## Begin STORED RECORDS

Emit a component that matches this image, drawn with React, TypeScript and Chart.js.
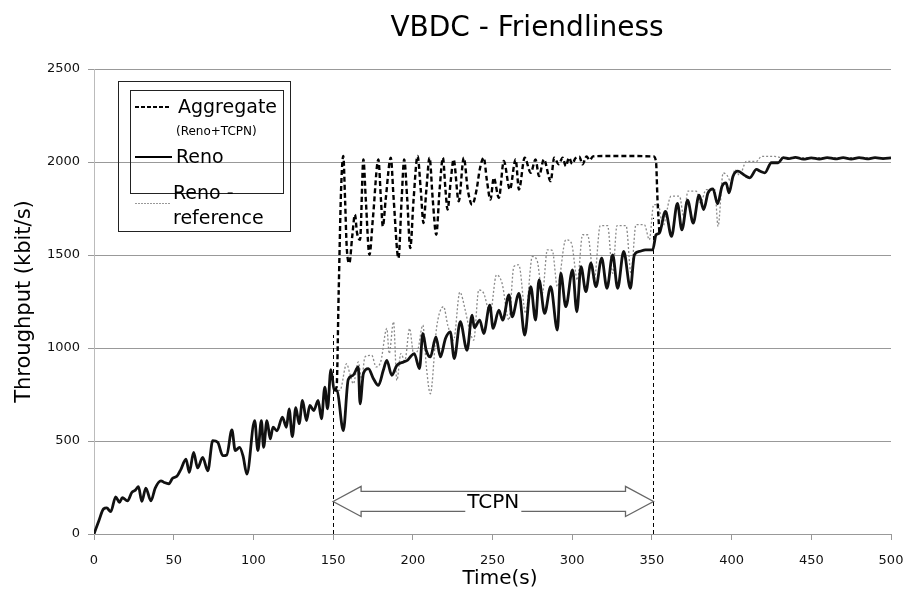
import React, { useEffect, useRef } from 'react';
import { Chart, registerables } from 'chart.js';
Chart.register(...registerables);

// Reno (solid)
const renoT = [0, 3, 6, 8, 10.5, 13.6, 16, 17.8, 21, 23.7, 26, 27.9, 30, 32.5, 35.7, 38.4, 42, 44, 47, 49.3, 52, 54.6, 57.7, 59.8, 62.5, 65, 68.2, 71.4, 74.5, 77.6, 80.8, 83.3, 86.5, 88.6, 91.3, 93.5, 95.9, 100.8, 102.8, 105, 106.4, 108.5, 110.6, 112.3, 114.8, 118.2, 120.7, 122.4, 124.4, 126.6, 128.7, 130.8, 133.3, 135.4, 137.9, 140.6, 142.7, 144.8, 146.5, 148.6, 150.7, 152.5, 156.4, 159.5, 162.5, 165.8, 166.9, 169, 172.1, 175.3, 178.4, 181.5, 183.7, 186.8, 190, 194.2, 196.7, 198.4, 200.9, 204.2, 206.3, 208.4, 211, 214.5, 217.3, 220.5, 223.5, 226, 229.8, 234, 237.2, 238.6, 242, 244.5, 248.3, 250.4, 254, 256.4, 260.3, 262.3, 266.6, 270.2, 274, 277, 279.2, 282.7, 286.5, 290.7, 292.8, 296, 300.2, 302.9, 305.5, 308.6, 311.7, 314.9, 318.5, 321.8, 325.4, 328.5, 332.3, 336.5, 339, 342.1, 346, 350.5, 352.6, 354.7, 358.5, 362.3, 366, 368.8, 372.4, 375.9, 379.6, 382.5, 385.2, 388.3, 391.2, 394, 396.5, 398.4, 400.9, 404, 408.2, 411.4, 415.6, 418, 420.8, 425, 429.2, 432.4, 436, 440, 445, 450, 455, 460, 465, 470, 475, 480, 485, 490, 495, 500];
const renoV = [0, 70, 135, 140, 120, 200, 170, 195, 178, 223, 236, 254, 175, 247, 178, 247, 286, 277, 270, 300, 310, 349, 403, 331, 439, 355, 412, 340, 502, 493, 421, 425, 560, 448, 466, 420, 322, 610, 448, 610, 466, 610, 511, 574, 555, 628, 574, 673, 524, 679, 593, 718, 610, 691, 664, 718, 619, 790, 673, 884, 775, 770, 556, 830, 853, 898, 700, 862, 889, 835, 799, 880, 934, 853, 907, 925, 934, 952, 970, 889, 1078, 988, 952, 1060, 952, 1051, 1087, 943, 1141, 988, 1177, 1110, 1150, 1078, 1231, 1105, 1204, 1150, 1285, 1168, 1294, 1069, 1330, 1150, 1366, 1186, 1330, 1096, 1402, 1222, 1420, 1195, 1438, 1303, 1456, 1330, 1483, 1321, 1501, 1321, 1519, 1321, 1501, 1519, 1528, 1528, 1609, 1618, 1735, 1600, 1778, 1635, 1795, 1672, 1822, 1744, 1834, 1856, 1775, 1870, 1888, 1834, 1924, 1951, 1928, 1915, 1960, 1950, 1942, 1996, 1996, 2023, 2018, 2025, 2015, 2022, 2016, 2024, 2017, 2023, 2016, 2024, 2017, 2023, 2018, 2022];

// Reno - reference (dotted, visible after 150 s)
const refT = [150.7, 154.3, 158.5, 160.5, 162.7, 165.8, 167.9, 170, 174.2, 177, 180, 183.7, 185.2, 187.9, 190, 192.5, 195, 198, 200.5, 203, 206.3, 208.5, 211, 215, 219.3, 222, 225.6, 229.5, 233, 235.5, 238.2, 241.4, 244.5, 248.5, 252.5, 256, 260.3, 263.4, 266.5, 270.8, 275, 278, 281.3, 284.4, 287.5, 290.7, 296, 299.5, 303.3, 306.5, 309.6, 313.8, 317.6, 322.2, 325.4, 328.1, 333.8, 336.9, 340, 345.3, 348.4, 351.1, 354, 356.8, 362, 367.3, 370, 372.6, 377.8, 380.5, 384, 389.5, 391.5, 394.7, 397, 400, 402, 405, 409.3, 415.6, 418.8, 427, 432, 440, 450, 460, 470, 480, 490, 500];
const refV = [775, 772, 916, 862, 808, 925, 835, 952, 961, 898, 930, 1105, 970, 1141, 826, 970, 930, 1105, 970, 985, 1123, 900, 754, 1114, 1222, 1120, 1042, 1300, 1200, 1100, 1042, 1312, 1294, 1186, 1393, 1348, 1150, 1438, 1447, 1186, 1492, 1470, 1294, 1528, 1525, 1330, 1582, 1564, 1366, 1609, 1609, 1366, 1658, 1658, 1402, 1658, 1658, 1402, 1663, 1663, 1582, 1771, 1771, 1654, 1816, 1816, 1708, 1843, 1843, 1780, 1851, 1851, 1654, 1941, 1930, 1887, 1959, 1930, 2003, 2003, 2030, 2030, 2023, 2025, 2022, 2024, 2023, 2024, 2023, 2022];

// Aggregate (Reno+TCPN), dashed, 150..355 s
const aggT = [150.7, 152.2, 153.5, 155, 156.4, 157.5, 158.5, 160.2, 162, 163.7, 165, 166.9, 169, 170.5, 172.8, 175, 178.4, 180, 181.2, 183, 186.2, 188, 191, 193, 194.6, 196.5, 198.4, 200.5, 203, 205, 206.7, 208.5, 210.5, 212.5, 214.7, 216.8, 218.9, 220.5, 221.8, 223.8, 225.6, 228.8, 232, 234.5, 237.2, 240, 242, 244.5, 246.5, 248.7, 250.8, 254, 257.1, 260.9, 264.5, 266.6, 270.2, 274, 277, 279.2, 282.2, 286.5, 288.7, 291.6, 294, 296, 298, 300, 302, 304.5, 306.5, 309, 311, 313, 320, 330, 340, 351, 352.6, 353.5, 354.7];
const aggV = [775, 790, 1300, 1850, 2032, 1800, 1550, 1456, 1600, 1717, 1620, 1582, 2014, 1800, 1501, 1700, 2014, 1800, 1654, 1800, 2023, 1800, 1483, 1800, 2014, 1800, 1537, 1800, 2032, 1850, 1672, 1850, 2023, 1800, 1609, 1850, 2023, 1850, 1744, 1900, 2014, 1789, 2023, 1850, 1771, 1850, 1960, 2023, 1900, 1798, 1915, 1807, 2005, 1852, 2014, 1852, 2023, 1942, 2014, 1924, 2014, 1897, 2023, 1988, 2023, 1978, 2023, 1990, 2020, 2028, 1987, 2030, 2010, 2030, 2032, 2032, 2032, 2030, 2000, 1800, 1618];

const tcpnStart = 150;
const tcpnEnd = 351;
const tcpnLabel = 'TCPN';
const titleText = 'VBDC - Friendliness';
const yTitle = 'Throughput (kbit/s)';
const xTitle = 'Time(s)';

const pts = (t: number[], v: number[]) => t.map((x, i) => ({ x, y: v[i] }));
const FONT = '"DejaVu Sans", Verdana, sans-serif';

const overlay = {
  id: 'overlay',
  beforeDatasetsDraw(chart: any) {
    const { ctx, scales } = chart;
    const xs = scales.x, ys = scales.y;
    ctx.save();
    ctx.strokeStyle = '#000';
    ctx.lineWidth = 1;
    ctx.setLineDash([4, 3]);
    ctx.beginPath();
    ctx.moveTo(Math.round(xs.getPixelForValue(tcpnStart)) + 0.5, ys.getPixelForValue(0));
    ctx.lineTo(Math.round(xs.getPixelForValue(tcpnStart)) + 0.5, ys.getPixelForValue(1070));
    ctx.moveTo(Math.round(xs.getPixelForValue(tcpnEnd)) + 0.5, ys.getPixelForValue(0));
    ctx.lineTo(Math.round(xs.getPixelForValue(tcpnEnd)) + 0.5, ys.getPixelForValue(1700));
    ctx.stroke();
    ctx.restore();
  },
  afterDraw(chart: any) {
    const { ctx, scales, chartArea } = chart;
    const xs = scales.x, ys = scales.y;
    ctx.save();
    // double arrow
    const x1 = xs.getPixelForValue(tcpnStart), x2 = xs.getPixelForValue(tcpnEnd);
    const yc = ys.getPixelForValue(175);
    const hl = 28, hh = 15, sh = 10;
    ctx.beginPath();
    ctx.moveTo(x1, yc);
    ctx.lineTo(x1 + hl, yc - hh);
    ctx.lineTo(x1 + hl, yc - sh);
    ctx.lineTo(x2 - hl, yc - sh);
    ctx.lineTo(x2 - hl, yc - hh);
    ctx.lineTo(x2, yc);
    ctx.lineTo(x2 - hl, yc + hh);
    ctx.lineTo(x2 - hl, yc + sh);
    ctx.lineTo(x1 + hl, yc + sh);
    ctx.lineTo(x1 + hl, yc + hh);
    ctx.closePath();
    ctx.fillStyle = '#fff';
    ctx.fill();
    ctx.strokeStyle = '#666';
    ctx.lineWidth = 1.3;
    ctx.stroke();
    ctx.font = `20px ${FONT}`;
    const tw = ctx.measureText(tcpnLabel).width;
    const cx = (x1 + x2) / 2;
    ctx.fillStyle = '#fff';
    ctx.fillRect(cx - tw / 2 - 2, yc - 8, tw + 4, 20);
    ctx.fillStyle = '#000';
    ctx.textAlign = 'center';
    ctx.textBaseline = 'middle';
    ctx.fillText(tcpnLabel, cx, yc + 1);

    // title
    ctx.font = `28px ${FONT}`;
    ctx.fillText(titleText, 527, 29);
    // axis titles
    ctx.font = `20px ${FONT}`;
    ctx.fillText(xTitle, 500, 579);
    ctx.save();
    ctx.translate(25, (chartArea.top + chartArea.bottom) / 2);
    ctx.rotate(-Math.PI / 2);
    ctx.font = `21px ${FONT}`;
    ctx.fillText(yTitle, 0, 0);
    ctx.restore();

    // legend
    ctx.strokeStyle = '#222';
    ctx.lineWidth = 1;
    ctx.setLineDash([]);
    ctx.strokeRect(118.5, 81.5, 172, 150);
    ctx.strokeRect(130.5, 90.5, 153, 103);
    ctx.lineWidth = 2;
    ctx.strokeStyle = '#000';
    ctx.setLineDash([4, 2]);
    ctx.beginPath(); ctx.moveTo(135, 107); ctx.lineTo(171, 107); ctx.stroke();
    ctx.setLineDash([]);
    ctx.beginPath(); ctx.moveTo(135, 157); ctx.lineTo(172, 157); ctx.stroke();
    ctx.strokeStyle = '#999';
    ctx.lineWidth = 1;
    ctx.setLineDash([2, 1]);
    ctx.beginPath(); ctx.moveTo(135, 203.5); ctx.lineTo(170, 203.5); ctx.stroke();
    ctx.setLineDash([]);
    ctx.fillStyle = '#000';
    ctx.textAlign = 'left';
    ctx.textBaseline = 'alphabetic';
    ctx.font = `19px ${FONT}`;
    ctx.fillText('Aggregate', 178, 113);
    ctx.fillText('Reno', 176, 163);
    ctx.fillText('Reno -', 173, 199);
    ctx.fillText('reference', 173, 224);
    ctx.font = `12px ${FONT}`;
    ctx.fillText('(Reno+TCPN)', 176, 135);
    ctx.restore();
  },
};

export default function App() {
  const ref = useRef<HTMLCanvasElement>(null);
  useEffect(() => {
    document.body.style.margin = '0';
    const chart = new Chart(ref.current!, {
      type: 'line',
      data: {
        datasets: [
          {
            label: 'Aggregate (Reno+TCPN)',
            data: pts(aggT, aggV),
            borderColor: '#000',
            borderWidth: 2.4,
            borderDash: [5, 3],
            pointRadius: 0,
            cubicInterpolationMode: 'monotone',
            order: 1,
          },
          {
            label: 'Reno',
            data: pts(renoT, renoV),
            borderColor: '#111',
            borderWidth: 2.8,
            pointRadius: 0,
            cubicInterpolationMode: 'monotone',
            order: 2,
          },
          {
            label: 'Reno - reference',
            data: pts(refT, refV),
            borderColor: '#8a8a8a',
            borderWidth: 1.3,
            borderDash: [2, 2],
            pointRadius: 0,
            cubicInterpolationMode: 'monotone',
            order: 3,
          },
        ],
      },
      options: {
        responsive: false,
        animation: false,
        devicePixelRatio: 1,
        layout: { padding: { left: 0, right: 15, top: 69, bottom: 0 } },
        plugins: { legend: { display: false }, title: { display: false }, tooltip: { enabled: false } },
        scales: {
          x: {
            type: 'linear',
            min: 0,
            max: 500,
            ticks: { stepSize: 50, color: '#111', font: { family: FONT, size: 13 }, padding: 13, maxRotation: 0, callback: (v: any) => String(v) },
            grid: { drawOnChartArea: false, color: '#999', tickLength: 6 },
            border: { color: '#999' },
            afterFit: (s: any) => { s.height = 63; s.paddingRight = 0; s.paddingLeft = 0; },
          },
          y: {
            min: 0,
            max: 2500,
            ticks: { stepSize: 500, color: '#111', font: { family: FONT, size: 13 }, padding: 8, callback: (v: any) => String(v) },
            grid: { color: '#999', tickLength: 6 },
            border: { color: '#bbb' },
            afterFit: (s: any) => { s.width = 94; s.paddingTop = 0; s.paddingBottom = 0; },
          },
        },
      },
      plugins: [overlay],
    } as any);
    return () => chart.destroy();
  }, []);
  return (
    <div style={{ width: 906, height: 597 }}>
      <canvas ref={ref} width={906} height={597} style={{ display: 'block' }} />
    </div>
  );
}
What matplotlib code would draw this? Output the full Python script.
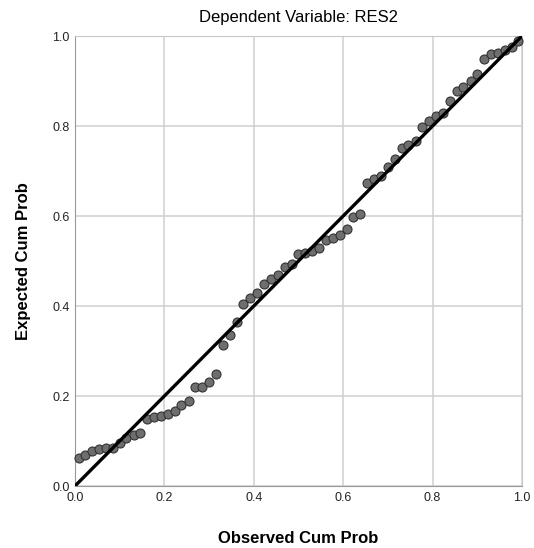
import matplotlib.pyplot as plt

plt.rcParams['font.family'] = ['Liberation Sans', 'DejaVu Sans']

observed = [0.008, 0.023, 0.038, 0.054, 0.069, 0.085, 0.100, 0.115, 0.131, 0.146,
            0.162, 0.177, 0.192, 0.208, 0.223, 0.238, 0.254, 0.269, 0.285, 0.300,
            0.315, 0.331, 0.346, 0.362, 0.377, 0.392, 0.408, 0.423, 0.438, 0.454,
            0.469, 0.485, 0.500, 0.515, 0.531, 0.546, 0.562, 0.577, 0.592, 0.608,
            0.623, 0.638, 0.654, 0.669, 0.685, 0.700, 0.715, 0.731, 0.746, 0.762,
            0.777, 0.792, 0.808, 0.823, 0.838, 0.854, 0.869, 0.885, 0.900, 0.915,
            0.931, 0.946, 0.962, 0.977, 0.992]
expected = [0.062, 0.070, 0.078, 0.082, 0.084, 0.085, 0.095, 0.106, 0.113, 0.117,
            0.150, 0.154, 0.156, 0.159, 0.167, 0.180, 0.189, 0.219, 0.221, 0.232,
            0.249, 0.313, 0.336, 0.365, 0.404, 0.417, 0.430, 0.448, 0.460, 0.469,
            0.486, 0.493, 0.516, 0.518, 0.523, 0.530, 0.546, 0.551, 0.558, 0.572,
            0.598, 0.604, 0.673, 0.682, 0.688, 0.710, 0.726, 0.752, 0.758, 0.767,
            0.797, 0.811, 0.823, 0.828, 0.856, 0.878, 0.887, 0.901, 0.915, 0.948,
            0.959, 0.962, 0.969, 0.976, 0.989]
ticks = [0.0, 0.2, 0.4, 0.6, 0.8, 1.0]
tick_labels = ['0.0', '0.2', '0.4', '0.6', '0.8', '1.0']

fig = plt.figure(figsize=(5.34, 5.48), dpi=100)
ax = fig.add_axes([0.1404, 0.1131, 0.8371, 0.8212])

ax.set_xlim(0, 1)
ax.set_ylim(0, 1)
ax.set_xticks(ticks)
ax.set_yticks(ticks)
ax.set_xticklabels(tick_labels)
ax.set_yticklabels(tick_labels)
ax.tick_params(length=0, labelsize=9, colors='#222222', pad=4)
ax.grid(True, color='#d0d0d0', linewidth=1.1)
ax.set_axisbelow(True)
for s in ax.spines.values():
    s.set_color('#c8c8c8')
ax.spines['left'].set_color('#999999')
ax.spines['bottom'].set_color('#999999')

ax.scatter(observed, expected, s=42, facecolor='#6e6e6e', edgecolor='#333333',
           linewidth=0.8, zorder=3, clip_on=False)
ax.plot([0, 1], [0, 1], color='black', linewidth=2.4, zorder=4, solid_capstyle='butt')

ax.set_title('Dependent Variable: RES2', fontsize=12, pad=10, color='black')
ax.set_xlabel('Observed Cum Prob', fontsize=12, fontweight='bold', labelpad=20)
ax.set_ylabel('Expected Cum Prob', fontsize=12, fontweight='bold', labelpad=15)

fig.savefig('out.png', dpi=100)
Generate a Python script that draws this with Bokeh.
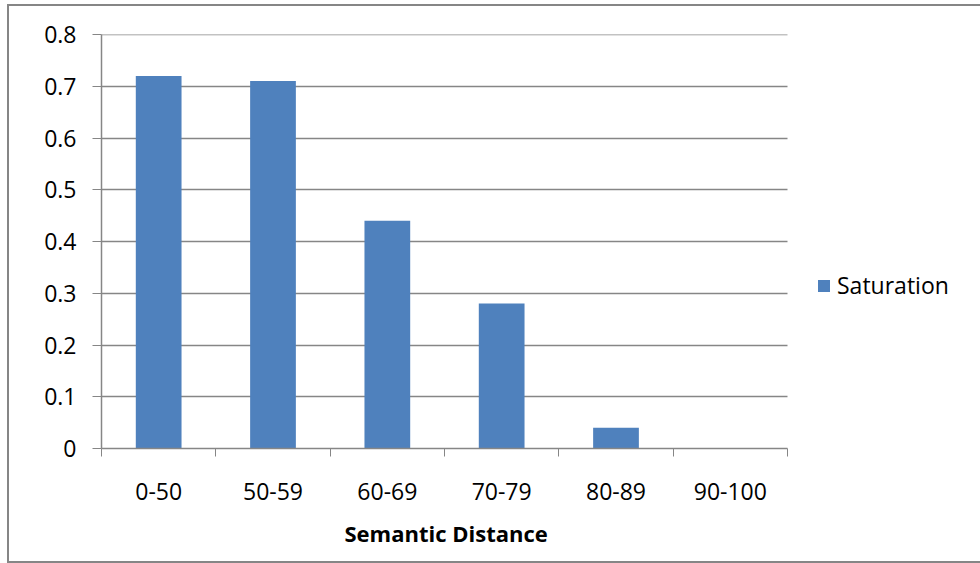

## End STORED RECORDS

AIM: Please quote the lines of the material, beginning with the first and ending with the one that contains "Chart.register(...registerables);", exactly as written and without any pictures.

ANSWER TO THE PROBLEM:
Emit a component that matches this image, drawn with React, TypeScript and Chart.js.
import React, { useEffect, useRef } from 'react';
import { Chart, registerables } from 'chart.js';
Chart.register(...registerables);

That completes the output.